[arquillian-issues] [JBoss JIRA] (ARQ-905) Provide SPI for filtering tests

Dan Allen (JIRA) jira-events at lists.jboss.org
Wed May 30 02:31:18 EDT 2012


    [ https://issues.jboss.org/browse/ARQ-905?page=com.atlassian.jira.plugin.system.issuetabpanels:comment-tabpanel&focusedCommentId=12697002#comment-12697002 ] 

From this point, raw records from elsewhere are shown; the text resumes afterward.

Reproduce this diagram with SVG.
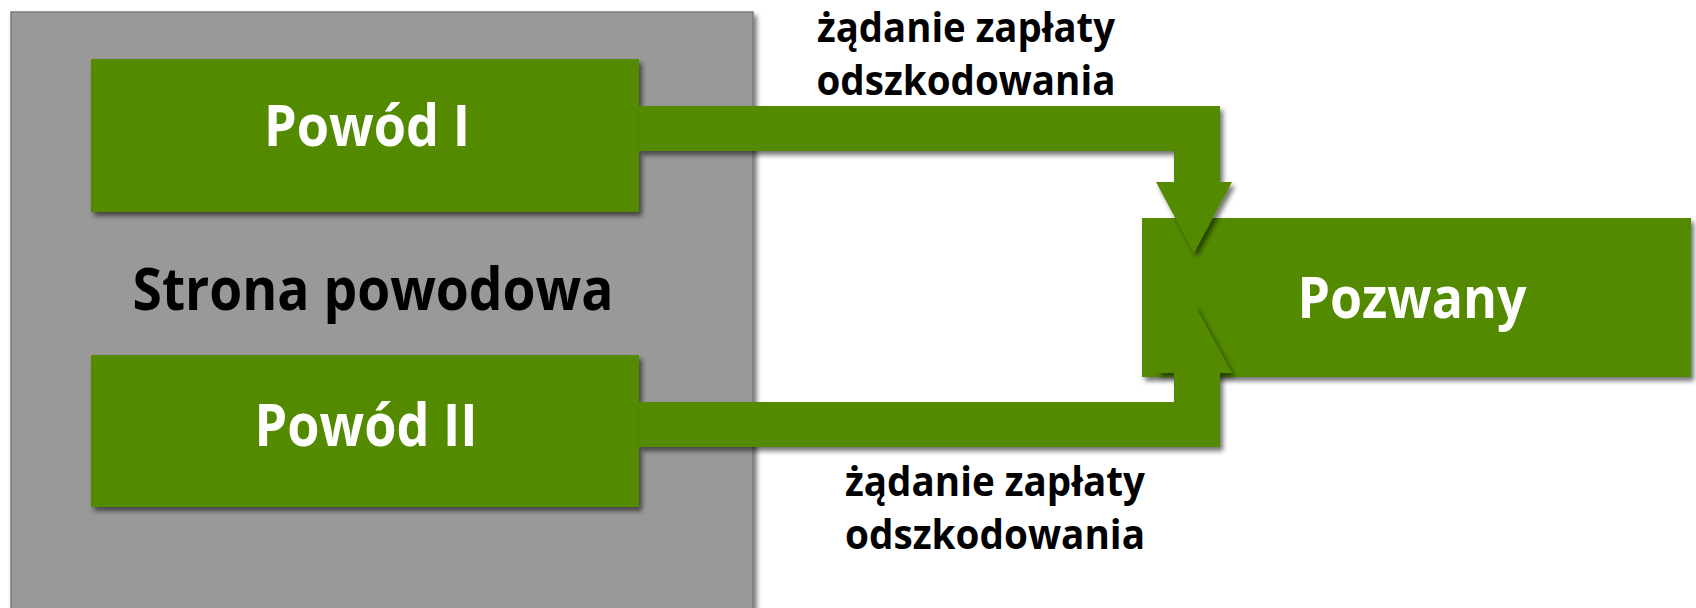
<svg xmlns="http://www.w3.org/2000/svg" width="1696" height="608" viewBox="0 0 1696 608">
  <defs>
    <filter id="sh" x="-10%" y="-10%" width="130%" height="130%">
      <feDropShadow dx="3" dy="4" stdDeviation="2.5" flood-color="#000" flood-opacity="0.55"/>
    </filter>
    <style>
      .grn { fill: #538A03; }
      .wt { fill: #FFFFFF; font-family: "Open Sans", "Liberation Sans", sans-serif; font-weight: bold; text-anchor: middle; }
      .bk { fill: #000000; font-family: "Open Sans", "Liberation Sans", sans-serif; font-weight: bold; text-anchor: middle; }
    </style>
  </defs>
  <rect width="1696" height="608" fill="#FFFFFF"/>

  <g id="strona-powodowa">
    <rect x="11" y="12" width="742" height="600" fill="#999999" stroke="#7A7A7A" stroke-width="1.5" filter="url(#sh)"/>
    <text class="bk" x="373" y="310" font-size="59" textLength="481" lengthAdjust="spacingAndGlyphs">Strona powodowa</text>
  </g>

  <g id="powod-1">
    <rect class="grn" x="91" y="59" width="548" height="153" filter="url(#sh)"/>
    <text class="wt" x="367" y="146" font-size="57" textLength="206" lengthAdjust="spacingAndGlyphs">Powód I</text>
  </g>

  <g id="powod-2">
    <rect class="grn" x="91" y="355" width="548" height="152" filter="url(#sh)"/>
    <text class="wt" x="366" y="446" font-size="59" textLength="223" lengthAdjust="spacingAndGlyphs">Powód II</text>
  </g>

  <g id="pozwany">
    <rect class="grn" x="1142" y="218" width="549" height="159" filter="url(#sh)"/>
    <text class="wt" x="1412" y="318" font-size="57" textLength="229" lengthAdjust="spacingAndGlyphs">Pozwany</text>
  </g>

  <g id="connectors">
    <path class="grn" filter="url(#sh)" d="M639 106 L1220 106 L1220 182 L1232 182 L1194 253 L1156 182 L1174 182 L1174 151 L639 151 Z"/>
    <path class="grn" filter="url(#sh)" d="M639 447 L1220 447 L1220 373 L1232 373 L1194 304 L1156 373 L1174 373 L1174 402 L639 402 Z"/>
  </g>

  <g id="label-top">
    <text class="bk" x="966" y="42" font-size="42" textLength="298" lengthAdjust="spacingAndGlyphs">żądanie zapłaty</text>
    <text class="bk" x="966" y="95" font-size="42" textLength="299" lengthAdjust="spacingAndGlyphs">odszkodowania</text>
  </g>

  <g id="label-bottom">
    <text class="bk" x="995" y="496" font-size="42" textLength="300" lengthAdjust="spacingAndGlyphs">żądanie zapłaty</text>
    <text class="bk" x="995" y="549" font-size="42" textLength="300" lengthAdjust="spacingAndGlyphs">odszkodowania</text>
  </g>
</svg>
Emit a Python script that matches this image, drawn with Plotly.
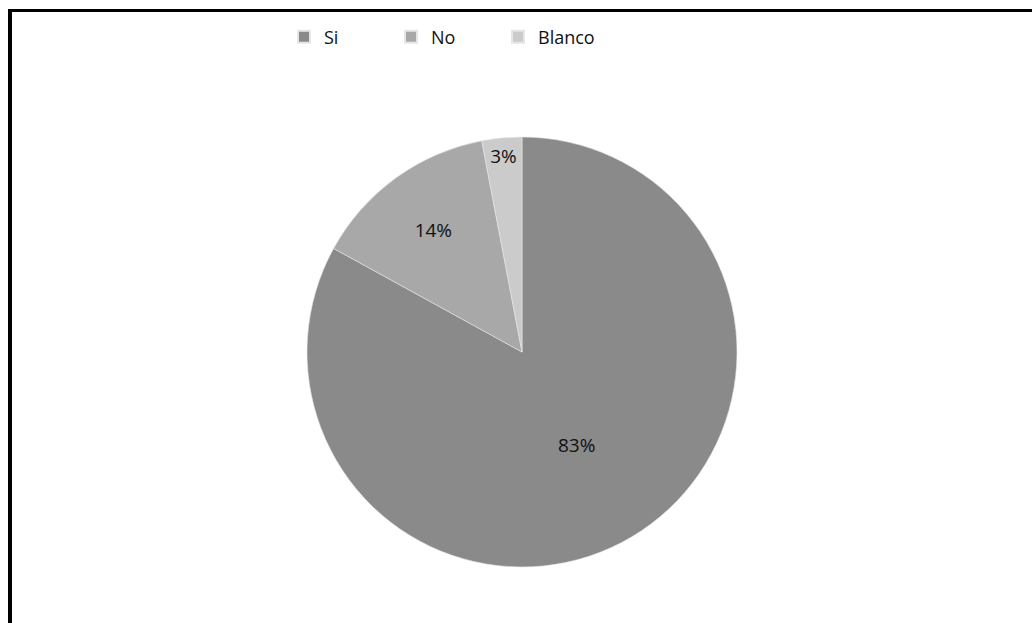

Dan Allen commented on ARQ-905:
-------------------------------

The following blog entry describes a similar feature in RSpec2 called filters:

http://blog.davidchelimsky.net/2010/06/14/filtering-examples-in-rspec-2/

According to the description in the post, you can "slice and dice a spec suite in a variety of ways."
                
> Provide SPI for filtering tests
> -------------------------------
>
>                 Key: ARQ-905
>                 URL: https://issues.jboss.org/browse/ARQ-905
>             Project: Arquillian
>          Issue Type: Feature Request
>      Security Level: Public(Everyone can see) 
>            Reporter: Dan Allen
>
> Provide an SPI (or observer hook) for filtering the test classes.
> There are many reasons to filter which tests are run:
> * execution speed
> * available environment (e.g., based on target container, based on access to shared resource)
> * permitted exclusions (like in a TCK)
> * user story
> * deliverable
> * demo
> * security (whether running the test is allowed)
> * ...
> We can't think of all of them. That's why we should over an SPI to allow these possibilities to be explored.
> Currently, test filtering (or selection) is handled in a few different ways:
> * suite definition
> * groups
> * test plugin includes/excludes (e.g., Maven surefire)
> While these options can handle many of the cases, they are still very limiting, esp since they are static declarations. Imagine long lists of test classes or brow-wrinkling include/exclude logic.
> Let's give the developers the choice of how they want to implement filtering. We can then provide some nice options in the way of extensions. For instance, imagine a rule-based test filter extension. You can write rules in the Drools DSL to decide which tests to execute. This is very powerful for user story-based development and even contract deliverables.
> The filter should be able to inject various parts of the Arquillian runtime, including:
> * Current test class being processed
> * Active container class and configuration
> * Test archive
> The filter should be able to invoke an "ignore" or "skip" method to instruct Arquillian to skip running the test.